Short exercise. Among the entries below, which lines run from the line with "Emit a Python" through the line with "plt.rcParams['font.weight'] = 'bold'"? Retype those, both ends included, exactly and without pictures.

Data.
---*---

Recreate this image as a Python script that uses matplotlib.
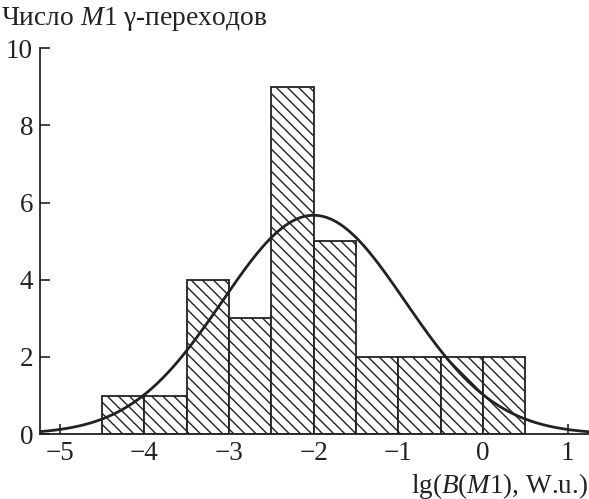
import matplotlib
matplotlib.use('Agg')
import matplotlib.pyplot as plt
import numpy as np

plt.rcParams['font.family'] = ['Liberation Serif', 'DejaVu Serif']
plt.rcParams['mathtext.fontset'] = 'custom'
plt.rcParams['mathtext.rm'] = 'Liberation Serif'
plt.rcParams['mathtext.it'] = 'Liberation Serif:italic'
plt.rcParams['hatch.linewidth'] = 1.0
plt.rcParams['hatch.color'] = '#222222'

# histogram of lg(B(M1))
bin_edges = [-4.5, -4.0, -3.5, -3.0, -2.5, -2.0, -1.5, -1.0, -0.5, 0.0, 0.5]
counts = [1, 1, 4, 3, 9, 5, 2, 2, 2, 2]

# fitted gaussian
g_amp = 5.67
g_mean = -2.0
g_sigma = 1.08

xticks = [-5, -4, -3, -2, -1, 0, 1]
yticks = [0, 2, 4, 6, 8, 10]

fig = plt.figure(figsize=(5.89, 4.99), dpi=100)
ax = fig.add_axes([0.068, 0.130, 0.932, 0.7735])

lefts = np.array(bin_edges[:-1])
widths = np.diff(bin_edges)
ax.bar(lefts, counts, width=widths, align='edge', facecolor='white',
       edgecolor='#222222', linewidth=1.3, hatch='\\\\\\', zorder=2)

xs = np.linspace(-5.25, 1.25, 400)
ax.plot(xs, g_amp * np.exp(-(xs - g_mean) ** 2 / (2 * g_sigma ** 2)),
        color='#222222', lw=2, zorder=3)

ax.set_xlim(-5.23, 1.25)
ax.set_ylim(0, 10)
ax.set_xticks(xticks)
ax.set_yticks(yticks)
ax.spines['top'].set_visible(False)
ax.spines['right'].set_visible(False)
for s in ['left', 'bottom']:
    ax.spines[s].set_linewidth(1.3)
    ax.spines[s].set_color('#222222')
ax.tick_params(direction='in', length=7, width=1.2, labelsize=19.5, colors='#222222', pad=5)
ax.tick_params(axis='y', pad=5)

fig.text(0.002, 0.962, 'Число $M$1 γ-переходов', fontsize=19.8, ha='left', va='center', color='#222222')
fig.text(0.998, 0.027, 'lg($B$($M$1), W.u.)', fontsize=19.5, ha='right', va='center', color='#222222')

fig.savefig('out.png', dpi=100)
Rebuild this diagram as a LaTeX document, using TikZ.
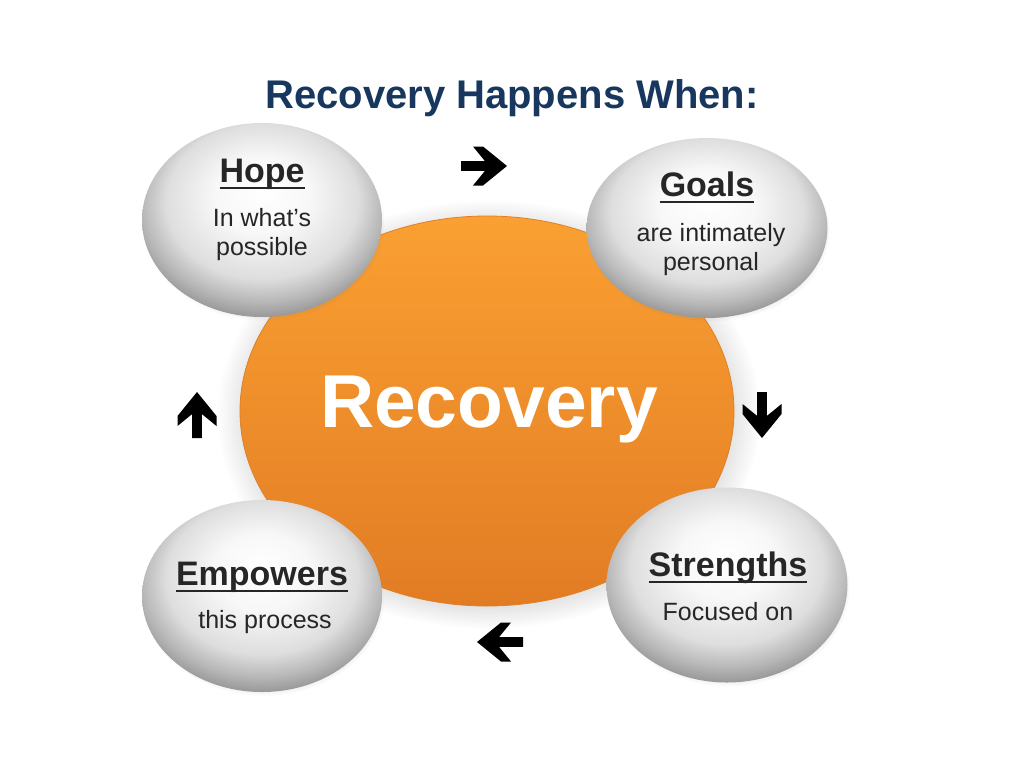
\documentclass[tikz,border=0pt]{standalone}
\usepackage{fontspec}
\setmainfont{Liberation Sans}
\usetikzlibrary{shapes.geometric,shadows}
\definecolor{titleblue}{RGB}{23,55,94}
\definecolor{orangetop}{RGB}{250,160,50}
\definecolor{orangebot}{RGB}{226,124,36}
\definecolor{orangeedge}{RGB}{222,128,40}
\definecolor{textgray}{RGB}{38,38,38}
\pgfdeclareradialshading{bubbleshade}{\pgfpoint{0bp}{8bp}}{color(0bp)=(white); color(10bp)=(white!97!black); color(20bp)=(black!13); color(25bp)=(black!28); color(30bp)=(black!46); color(50bp)=(black!46)}
\newcommand{\hdrline}[1]{\setbox0\hbox{#1}\rlap{\rule[-0.2em]{\wd0}{0.06em}}\box0}
\begin{document}
\begin{tikzpicture}[x=1pt, y=-1pt,
	bubble/.style={ellipse, minimum width=240pt, minimum height=192pt, shade, shading=bubbleshade, circular drop shadow={shadow xshift=1.5pt, shadow yshift=-3pt, shadow scale=1.01, opacity=0.3}},
	hdr/.style={font=\fontsize{34}{40}\selectfont\bfseries, text=textgray, anchor=base, inner sep=0pt},
	sub/.style={font=\fontsize{25}{29}\selectfont, text=textgray, align=center, inner sep=0pt},
	fatarrow/.pic={\fill[black] (-23,4.8) -- (1,4.8) -- (-11,19.5) -- (-1,19.5) -- (23,0) -- (-1,-19.5) -- (-11,-19.5) -- (1,-4.8) -- (-23,-4.8) -- cycle;}]
	\useasboundingbox (0,0) rectangle (1024,768);
	
	% Tieu de
	\node[font=\fontsize{40}{48}\selectfont\bfseries, text=titleblue, anchor=base] (title) at (512,108) {Recovery Happens When:};
	
	% Hinh tron giua
	\node[ellipse, minimum width=494pt, minimum height=390pt, top color=orangetop, bottom color=orangebot, draw=orangeedge, line width=0.8pt, circular drop shadow={shadow xshift=1.5pt, shadow yshift=-3pt, opacity=0.3}] (core) at (487,411) {};
	\node[font=\fontsize{75}{80}\selectfont\bfseries, text=white, anchor=base] (coreT) at (489,427) {Recovery};
	
	% Bon hinh xam
	\node[bubble, minimum height=194pt] (hope) at (262,220) {};
	\node[bubble, minimum width=241pt, minimum height=180pt] (goals) at (707,228) {};
	\node[bubble, minimum width=241pt, minimum height=195pt] (strengths) at (727,585) {};
	\node[bubble] (empowers) at (262,596) {};
	
	\node[hdr] (hopeT) at (262,182) {\hdrline{Hope}};
	\node[sub] (hopeB) at (262,235) {In what’s\\possible};
	\node[hdr] (goalsT) at (707,196) {\hdrline{Goals}};
	\node[sub] (goalsB) at (711,250) {are intimately\\personal};
	\node[hdr] (strengthsT) at (728,576) {\hdrline{Strengths}};
	\node[sub, anchor=base] (strengthsB) at (728,620) {Focused on};
	\node[hdr] (empowersT) at (262,585) {\hdrline{Empowers}};
	\node[sub, anchor=base] (empowersB) at (265,628) {this process};
	
	% Mui ten
	\pic at (484,166) {fatarrow};
	\pic[rotate=-90] at (762,415) {fatarrow};
	\pic[rotate=180] at (500,642) {fatarrow};
	\pic[rotate=90] at (197,415) {fatarrow};
\end{tikzpicture}
\end{document}
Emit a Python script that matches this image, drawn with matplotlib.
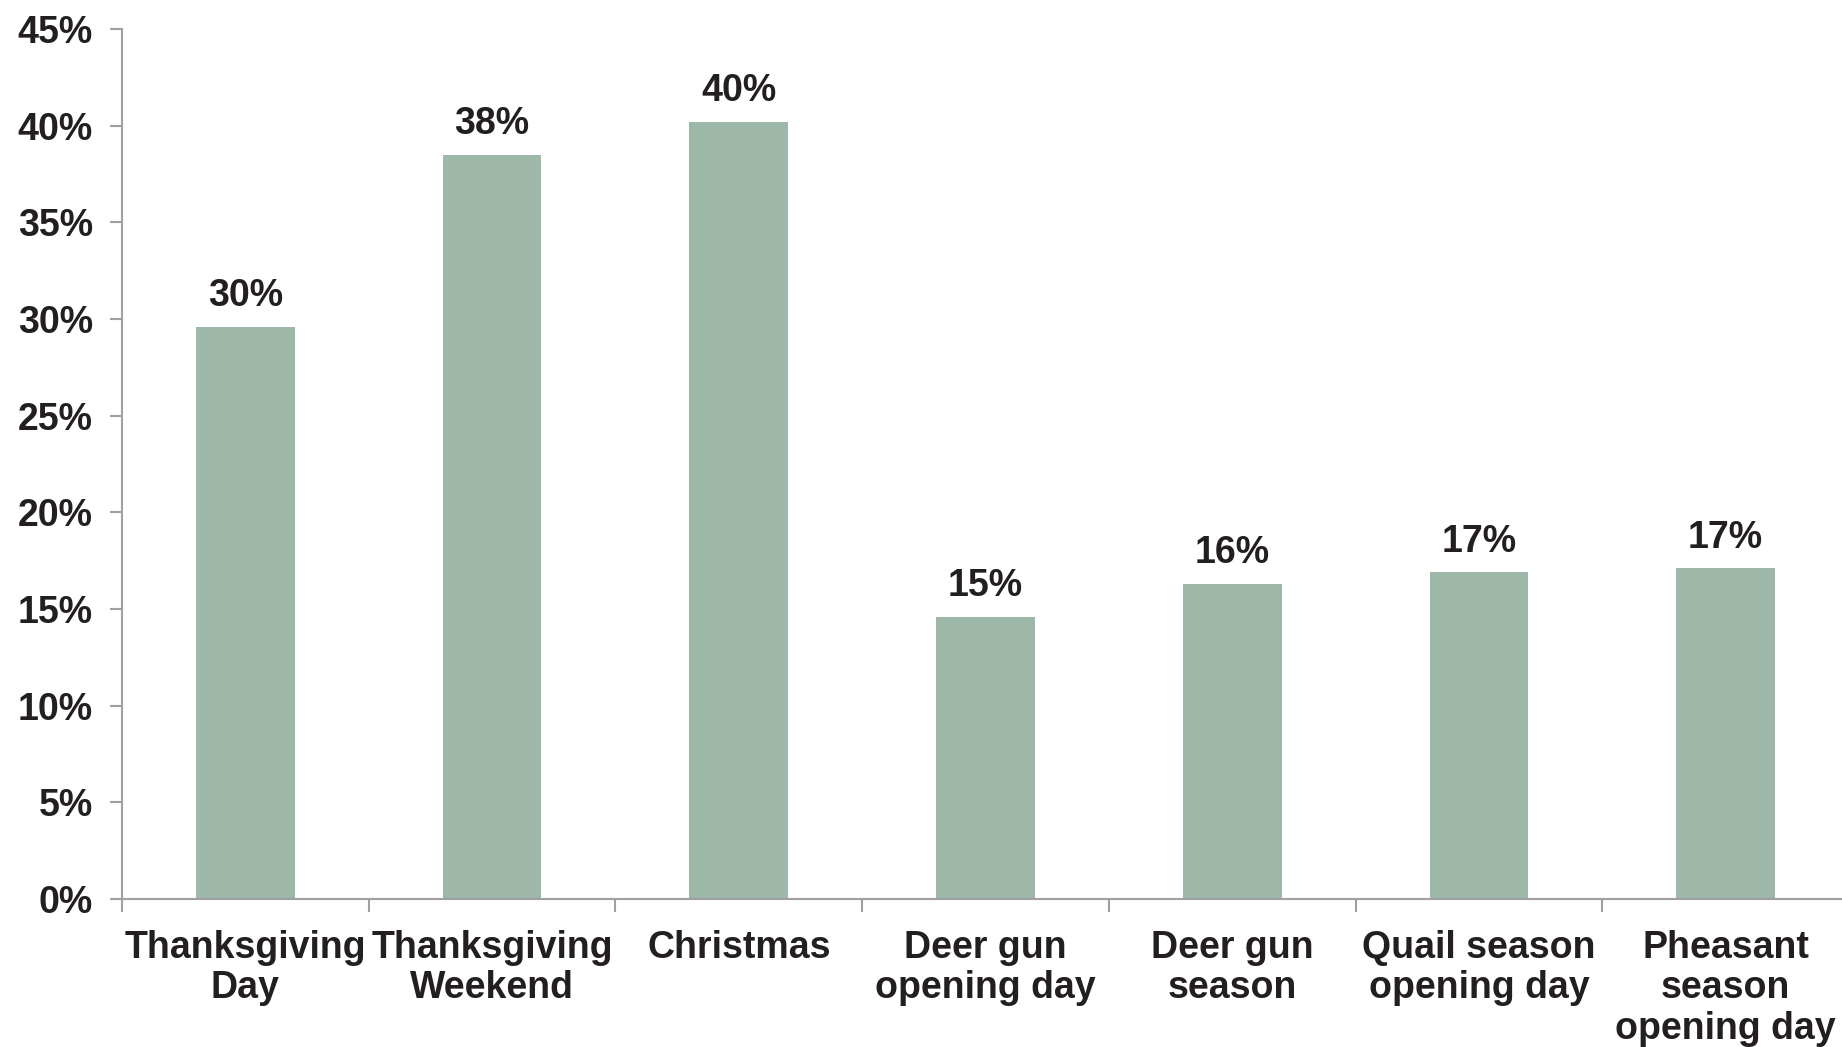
import numpy as np
import matplotlib.pyplot as plt
from matplotlib.ticker import FixedLocator

plt.rcParams['font.family'] = ['Liberation Sans', 'DejaVu Sans']
plt.rcParams['font.weight'] = 'bold'

# data
categories = ['Thanksgiving\nDay', 'Thanksgiving\nWeekend', 'Christmas',
              'Deer gun\nopening day', 'Deer gun\nseason',
              'Quail season\nopening day', 'Pheasant\nseason\nopening day']
values = [29.6, 38.5, 40.2, 14.6, 16.3, 16.9, 17.1]
value_labels = ['30%', '38%', '40%', '15%', '16%', '17%', '17%']
yticks = [0, 5, 10, 15, 20, 25, 30, 35, 40, 45]

bar_color = '#9db8a8'
text_color = '#231f20'
axis_color = '#a0a0a0'

fig = plt.figure(figsize=(18.42, 10.47), dpi=100)
ax = fig.add_axes([122 / 1842, 148 / 1047, 1727 / 1842, 870 / 1047])

x = np.arange(len(categories))
ax.bar(x, values, width=0.4, color=bar_color, zorder=2)

for xi, v, lab in zip(x, values, value_labels):
    ax.annotate(lab, (xi, v), xytext=(0, 9), textcoords='offset points',
                ha='center', va='bottom', fontsize=27, fontweight='bold',
                color=text_color)

ax.set_xlim(-0.5, len(categories) - 0.5)
ax.set_ylim(0, 45)

# y axis
ax.set_yticks(yticks)
ax.set_yticklabels(['%d%%' % t for t in yticks])
ax.tick_params(axis='y', direction='out', length=9, width=1.5, color=axis_color,
               labelsize=27, labelcolor=text_color, pad=12)

# x axis: tick marks between categories, labels at centres
ax.xaxis.set_major_locator(FixedLocator(np.arange(-0.5, len(categories), 1.0)))
ax.set_xticklabels([])
ax.set_xticks(x, minor=True)
ax.set_xticklabels(categories, minor=True, fontsize=27, fontweight='bold',
                   color=text_color, linespacing=1.17)
ax.tick_params(axis='x', which='minor', length=0, pad=22)
ax.tick_params(axis='x', which='major', direction='out', length=9, width=1.5,
               color=axis_color)

for side in ['top', 'right']:
    ax.spines[side].set_visible(False)
for side in ['left', 'bottom']:
    ax.spines[side].set_color(axis_color)
    ax.spines[side].set_linewidth(1.5)

plt.savefig('out.png', dpi=100)
plt.close(fig)
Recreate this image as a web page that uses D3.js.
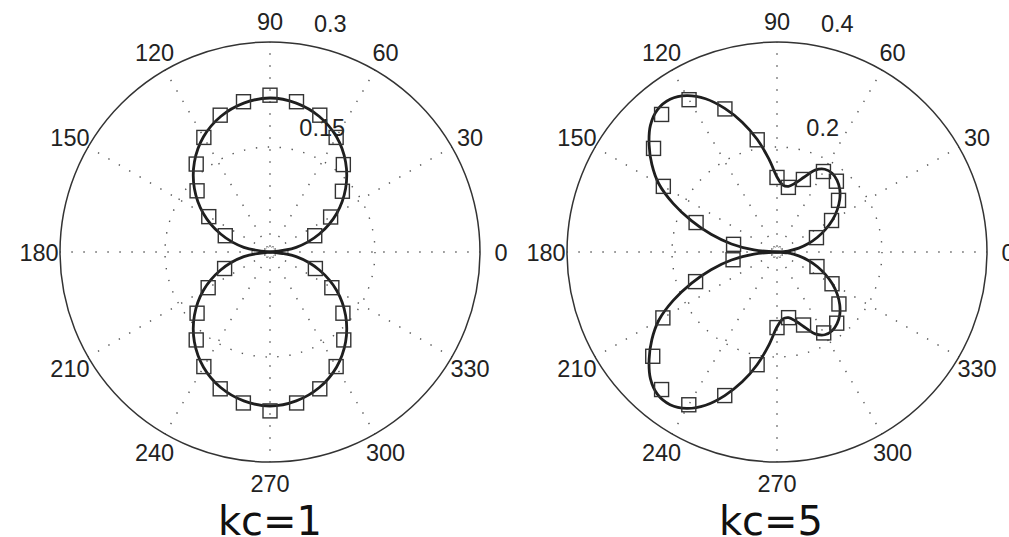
<!DOCTYPE html>
<html><head><meta charset="utf-8">
<script src="https://cdn.jsdelivr.net/npm/d3@7"></script>
<style>body{margin:0;background:#fff} svg{display:block}</style>
</head><body>
<svg id="chart" width="1009" height="537"></svg>
<script>
// ---------- data ----------
const angleTicks = [0,30,60,90,120,150,180,210,240,270,300,330];

// panel kc=1
const p1Title = "kc=1";
const p1Max = 0.3;
const p1RTicks = [0.15, 0.3];
const p1RTickLabels = ["0.15", "0.3"];
const p1LineAngles = [0,10,20,30,40,50,60,70,80,90,100,110,120,130,140,150,160,170,180,
                      190,200,210,220,230,240,250,260,270,280,290,300,310,320,330,340,350,360];
const p1LineR = [0,0.038,0.075,0.110,0.141,0.168,0.190,0.206,0.216,0.220,0.216,0.206,0.190,0.168,0.141,0.110,0.075,0.038,0,
                 0.038,0.075,0.110,0.141,0.168,0.190,0.206,0.216,0.220,0.216,0.206,0.190,0.168,0.141,0.110,0.075,0.038,0];
const p1MarkAngles = [20,30,40,50,60,70,80,90,100,110,120,130,140,150,160,
                      200,210,220,230,240,250,260,270,280,290,300,310,320,330,340];
const p1MarkR = [0.068,0.100,0.135,0.163,0.189,0.208,0.218,0.224,0.218,0.208,0.189,0.164,0.136,0.101,0.068,
                 0.069,0.102,0.136,0.164,0.189,0.208,0.219,0.227,0.219,0.208,0.189,0.164,0.136,0.102,0.069];

// panel kc=5
const p2Title = "kc=5";
const p2Max = 0.4;
const p2RTicks = [0.2, 0.4];
const p2RTickLabels = ["0.2", "0.4"];
const p2LineAngles = [0,5,10,15,20,25,30,35,40,45,50,55,60,65,70,75,80,85,90,95,100,105,110,115,120,125,130,135,140,145,150,155,160,165,170,175,180,
                      185,190,195,200,205,210,215,220,225,230,235,240,245,250,255,260,265,270,275,280,285,290,295,300,305,310,315,320,325,330,335,340,345,350,355,360];
const p2LineR = [0,0.021,0.042,0.062,0.082,0.102,0.122,0.140,0.156,0.169,0.178,0.183,0.182,0.172,0.152,0.136,0.127,0.128,0.143,0.178,0.218,0.256,0.291,0.322,0.344,0.355,0.354,0.341,0.318,0.291,0.260,0.218,0.173,0.130,0.088,0.044,0,
                 0.044,0.088,0.130,0.173,0.218,0.260,0.291,0.318,0.341,0.354,0.355,0.344,0.322,0.291,0.256,0.218,0.178,0.143,0.128,0.127,0.136,0.152,0.172,0.182,0.183,0.178,0.169,0.156,0.140,0.122,0.102,0.082,0.062,0.042,0.021,0];
const p2MarkAngles = [20,30,40,50,60,70,80,90,100,110,120,130,140,150,160,170,
                      190,200,210,220,230,240,250,260,270,280,290,300,310,320,330,340];
const p2MarkR = [0.080,0.120,0.153,0.176,0.177,0.147,0.125,0.142,0.217,0.290,0.335,0.342,0.307,0.250,0.164,0.084,
                 0.085,0.165,0.251,0.309,0.342,0.336,0.291,0.218,0.144,0.127,0.148,0.178,0.177,0.154,0.121,0.081];

// ---------- drawing ----------
const svg = d3.select("#chart");
const R = 210;

function drawPanel(cfg) {
  const g = svg.append("g").attr("transform", `translate(${cfg.cx},${cfg.cy})`);
  const r = d3.scaleLinear().domain([0, cfg.max]).range([0, R]);
  const ang = d3.scaleLinear().domain([0, 360]).range([0, 2 * Math.PI]);
  const px = (a, v) => r(v) * Math.cos(ang(a));
  const py = (a, v) => -r(v) * Math.sin(ang(a));

  // dotted spokes
  g.selectAll("line.spoke").data(angleTicks).join("line")
    .attr("class", "spoke")
    .attr("x1", a => px(a, cfg.max * 0.025)).attr("y1", a => py(a, cfg.max * 0.025))
    .attr("x2", a => px(a, cfg.max)).attr("y2", a => py(a, cfg.max))
    .attr("stroke", "#555").attr("stroke-width", 1.4)
    .attr("stroke-dasharray", "1.4 10.6");

  // dotted inner rings
  g.selectAll("circle.ring").data(cfg.rTicks.filter(t => t < cfg.max)).join("circle")
    .attr("class", "ring")
    .attr("r", t => r(t))
    .attr("fill", "none").attr("stroke", "#555").attr("stroke-width", 1.4)
    .attr("stroke-dasharray", "1.4 10.6");

  // tiny dotted circle at the origin
  g.append("circle").attr("r", 5)
    .attr("fill", "#fff").attr("stroke", "#888").attr("stroke-width", 1)
    .attr("stroke-dasharray", "1 2");

  // outer circle
  g.append("circle").attr("r", r(cfg.max))
    .attr("fill", "none").attr("stroke", "#333").attr("stroke-width", 1.5);

  // angle labels
  g.selectAll("text.alab").data(angleTicks).join("text")
    .attr("class", "alab")
    .attr("x", a => px(a, cfg.max * 1.1))
    .attr("y", a => py(a, cfg.max * 1.1) + 1)
    .attr("text-anchor", "middle").attr("dominant-baseline", "central")
    .attr("font-family", "'Liberation Sans', Arial, sans-serif")
    .attr("font-size", 23.5).attr("fill", "#222")
    .text(a => a);

  // radial tick labels
  const rinc = cfg.rTicks[0];
  g.selectAll("text.rlab").data(cfg.rTicks).join("text")
    .attr("class", "rlab")
    .attr("x", (t) => px(82, t + rinc / 20) + 14)
    .attr("y", (t) => py(82, t + rinc / 20) - 7)
    .attr("font-family", "'Liberation Sans', Arial, sans-serif")
    .attr("font-size", 23.5).attr("fill", "#222")
    .text((t, i) => cfg.rLabels[i]);

  // line: split into segments at the origin
  const pts = cfg.lineA.map((a, i) => ({a, v: cfg.lineR[i]}));
  const segs = [];
  let cur = [];
  pts.forEach((p) => {
    cur.push(p);
    if (p.v === 0 && cur.length > 1) { segs.push(cur); cur = [p]; }
  });
  if (cur.length > 1) segs.push(cur);
  const line = d3.line().x(d => px(d.a, d.v)).y(d => py(d.a, d.v))
    .curve(d3.curveCatmullRom.alpha(0.5));
  g.selectAll("path.curve").data(segs).join("path")
    .attr("class", "curve")
    .attr("d", line)
    .attr("fill", "none").attr("stroke", "#1e1e1e").attr("stroke-width", 2.8)
    .attr("stroke-linejoin", "round");

  // square markers
  const s = 14;
  g.selectAll("rect.mk").data(cfg.markA.map((a, i) => ({a, v: cfg.markR[i]}))).join("rect")
    .attr("class", "mk")
    .attr("x", d => px(d.a, d.v) - s / 2).attr("y", d => py(d.a, d.v) - s / 2)
    .attr("width", s).attr("height", s)
    .attr("fill", "none").attr("stroke", "#333").attr("stroke-width", 1.4);

  // title
  svg.append("text")
    .attr("x", cfg.titleX).attr("y", 535)
    .attr("text-anchor", "middle")
    .attr("font-family", "'DejaVu Sans', Verdana, sans-serif")
    .attr("font-size", 40).attr("fill", "#111")
    .text(cfg.title);
}

drawPanel({cx: 270, cy: 252, max: p1Max, rTicks: p1RTicks, rLabels: p1RTickLabels,
  lineA: p1LineAngles, lineR: p1LineR, markA: p1MarkAngles, markR: p1MarkR,
  title: p1Title, titleX: 270});
drawPanel({cx: 777, cy: 252, max: p2Max, rTicks: p2RTicks, rLabels: p2RTickLabels,
  lineA: p2LineAngles, lineR: p2LineR, markA: p2MarkAngles, markR: p2MarkR,
  title: p2Title, titleX: 771});
</script>
</body></html>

---*---

Result of this task.
Emit a Python script that matches this image, drawn with matplotlib.
import numpy as np
import matplotlib.pyplot as plt
from matplotlib.ticker import FixedLocator

plt.rcParams['font.family'] = ['Liberation Sans', 'DejaVu Sans']
plt.rcParams['font.weight'] = 'bold'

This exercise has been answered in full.